- Dighirpar Location in West Bengal Dighirpar Location in India
- Coordinates: 22°18′12″N 88°40′04″E﻿ / ﻿22.3034°N 88.6678°E
- Country: India
- State: West Bengal
- District: South 24 Parganas
- CD block: Canning I

Area
- • Total: 2.77 km^{2} (1.07 sq mi)
- Elevation: 6 m (20 ft)

Population (2011)
- • Total: 15,881
- • Density: 5,700/km^{2} (15,000/sq mi)

Languages
- • Official: Bengali
- • Additional official: English
- Time zone: UTC+5:30 (IST)
- PIN: 743329
- Telephone code: +91 3218
- Vehicle registration: WB-19 to WB-22, WB-95 to WB-99
- Lok Sabha constituency: Jaynagar (SC)
- Vidhan Sabha constituency: Canning Paschim (SC)
- Website: www.s24pgs.gov.in

= Dighirpar =

Dighirpar is a census town and a gram panchayat within the jurisdiction of the Canning police station in the Canning I CD block in the Canning subdivision of the South 24 Parganas district in the Indian state of West Bengal.

==Geography==

===Area overview===
Canning subdivision has a very low level of urbanization. Only 12.37% of the population lives in the urban areas and 87.63% lives in the rural areas. There are 8 census towns in Canning I CD block and only 2 in the rest of the subdivision. The entire district is situated in the Ganges Delta with numerous islands in the southern part of the region. The area (shown in the map alongside) borders on the Sundarbans National Park and a major portion of it is a part of the Sundarbans settlements. It is a flat low-lying area in the South Bidyadhari plains. The Matla River is prominent and there are many streams and water channels locally known as khals. A comparatively recent country-wide development is the guarding of the coastal areas with a special coastal force.
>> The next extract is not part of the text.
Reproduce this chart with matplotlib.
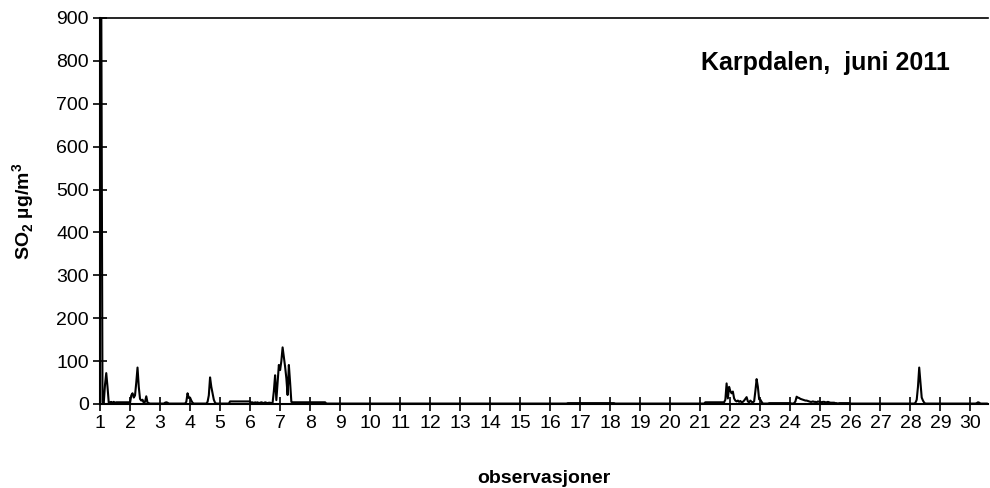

Note: The map alongside presents some of the notable locations in the subdivision. All places marked in the map are linked in the larger full screen map.

===Location===
Dighirpar is located at

Rajapur, Taldi, Bayarsingh, Matla and Dighirpar form a cluster of census towns in Canning I CD block, as per the map of the Canning I CD block on page 333 of the District Census Handbook 2011. Canning is not identified as a separate place in the 2011 census records. The map of CD block Canning I in the District Census Handbook for the South 24 Parganas shows Canning as being a part of Matla and Dighirpar census towns.

==Demographics==
According to the 2011 Census of India, Dighirpar had a total population of 15,881, of which 8,106 (51%) were males and 7,775 (49%) were females. There were 1,509 persons in the age range of 0 to 6 years. The total number of literate persons in Dighirpar was 11,453 (86.65% of the population over 6 years).

==Infrastructure==
According to the District Census Handbook 2011, Dighirpar covered an area of 2.7742 km^{2}. Among the civic amenities, it had 3 km roads with open drain, the protected water supply involved overhead tank and service reservoir. It had 1,524 domestic electric connections. Among the medical facilities it had were 2 dispensaries/ health centres, 1 nursing home and 6 medicine shops. Among the educational facilities it had were 10 primary schools, 2 middle school, 1 secondary school.

==Transport==
Baruipur-Canning Road links Dighirpar to the State Highway 1

Canning railway station is located nearby.

==Education==
De Paul School is a Bengali-medium coeducational school at Dighirpar. It was established in 2008 and has facilities for teaching from class I to class VIII.

==Healthcare==
Ghutiari Sharif Block Primary Health Centre at Ghutiari Sharif, with 10 beds, is the major government medical facility in the Canning I CD block.